KHON KAEN – Most days Prasatiphon Sumaha comes alone. She drives in from Mahasarakham to see her brother, to tell him about their niece and how things are at home. He complains about his asthma (it has been getting worse in recent days) and asks about his case.

But today is a bit different. Inspired by the local Red Radio station to show their support, 40 some odd Red Shirts are milling about, chatting with reporters, and watching battleship-gray school buses maneuver through the chainlink and steel at the prison’s entrance.

Ms. Prasatiphon’s brother, 51 year old Jiratrakul Sumaha, is just one of 19 UDD-members awaiting trial or serving time in Khon Kaen Central Prison for the violence that erupted throughout the city last May 19. Thirteen people were wounded, seven buildings were burned or seriously damaged, and one man was killed, shot at close range with a shotgun.

For the last eleven months, Ms. Prasatiphon hasn’t had much good news to report. On July 1, her brother was arrested and charged with terrorism, arson, and conspiracy for the destruction of Khon Kaen’s provincial hall. He has been held without bail ever since. After months of denied appeals and disappointments, Ms. Prasatiphon remains emphatically pessimistic. “ We don’t want to hope because we don’t want to be let down again,” she told reporters.

May 9 of this year, however, offered the most hope the family has seen in close to a year. Much to the surprise of Ms. Prasatiphon, the prosecution chose to drop the terrorism charges against Mr. Jiratrakul and his two co-defendants, opening up the possibility for all three men to make bail. Their next court appearance is set for July 25.

Suwijak Mongkolsaowin, the head prosecutor in the case, declined to comment for this article.

Bureaucratic delays and judicial feet-dragging are par for the course in a country that appears to be as certain about the path to national reconciliation as it is capable of assembling an open-and-shut case from the 2010 unrest.

The convictions in the May 19 vandalism of three Bangkok Bank branches in Khon Kaen city, however, are about as close as the province has come to swift justice in the last year.
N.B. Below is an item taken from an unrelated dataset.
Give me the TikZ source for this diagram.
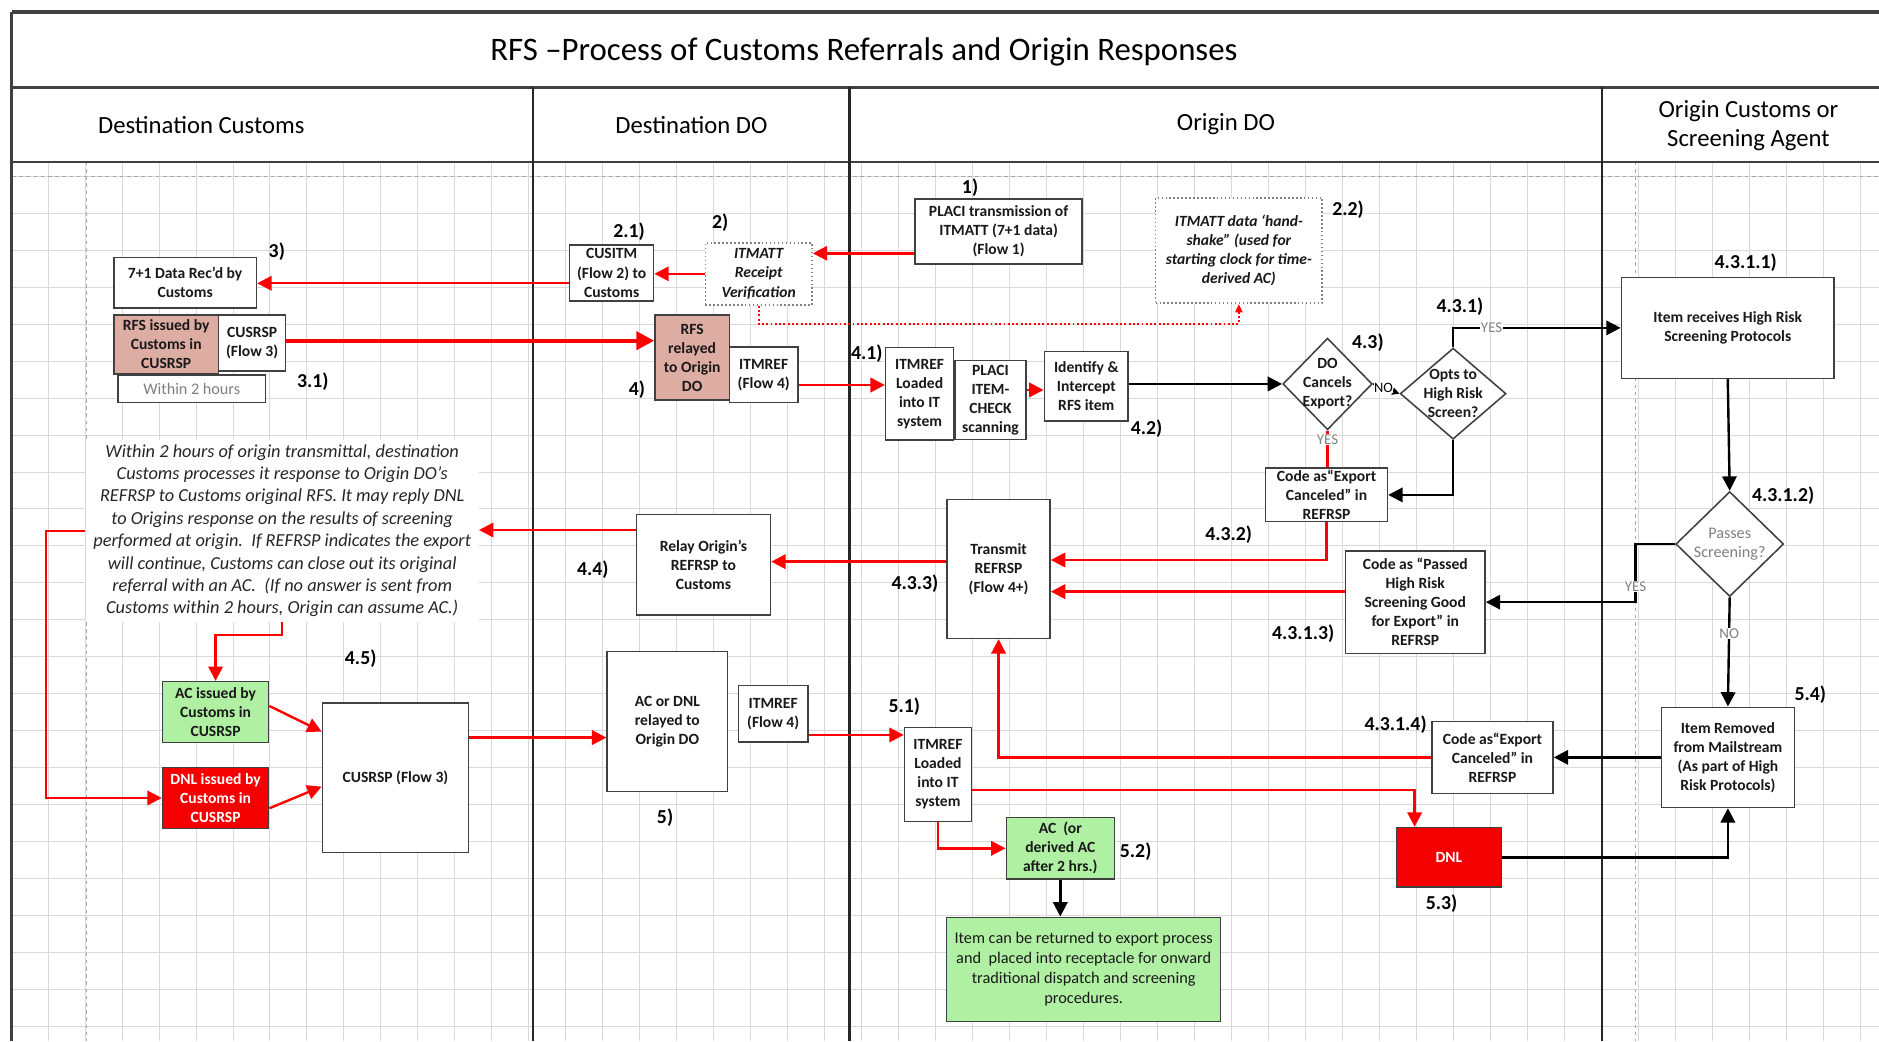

Security-camera feeds provided prosecutors with enough damning evidence to strike plea bargains with eight different UDD demonstrators on April 1. Now, all eight men are serving between six and eighteen months in prison and they owe anywhere from 1.8 to 8.3 million baht in mandatory recompense for their crimes.

Udom Khammul, the sole defendant in the May 19 torching of the National Broadcasting Services of Thailand’s Khon Kaen affiliate, has encountered many of the same delays as Mr. Jiratrakul. Terrorism charges were also dropped against Mr. Udom on May 9 and he, too, is awaiting a July 25 court date in order to have his bail request reconsidered.

Then there are the multiple unresolved cases surrounding the attempted invasion by Red Shirt demonstrators onto MP Prajak Klaewklaharn’s property on the evening of May 19. Mr. Prajak is a member of the Bhumjaithai party and currently in the thirteenth position on its party list for the July 3 election.

According to the Human Rights Watch report, demonstrators had started to force open the property’s front gate when Sanya Hakhamdaeng, a personal aide to Mr. Prajak, opened fire with a shotgun. Thirteen demonstrators were wounded and Khon Kaen native Songsak Srinongbua, 33, was killed. Subsequently, ten Red Shirts were arrested and charged with trespassing, arson, destruction of private property, and violation of the Emergency Decree and Mr. Sanya was charged with murder.

Though Mr. Sanya’s case is currently in appeals, a Khon Kaen lawyer familiar with the case reports that Mr. Sanya was sentenced to 6 years and 4 months in prison and ordered to pay a 500,000 baht fine. The fate of the ten Red Shirts arrested in the case has not yet been decided. Although earlier this year the trespassing, arson and destruction of private property charges were dropped for lack of evidence, all of the ten accused were convicted for illegal assembly under the Emergency Decree and are awaiting sentencing.

The results of all of these cases are cast into further doubt by Yingluck Shinawatra and the Pheu Thai party’s continued pussyfooting around last month’s amnesty proposal for those, “who committed offenses after the Sept 19, 2006 coup d’état.”

Amnesty is more than just a newspaper headline to Ms. Prasatiphon. “If Pheu Thai is elected, they will look into [Jiratrakul’s case] more,” she said as she waited to see her brother. “But what we really want is proper justice because we believe in his innocence.”

If it is justice that Ms. Prasatiphon wants, then as it stands now, Pheu Thai’s proposal for amnesty alone will not do the trick.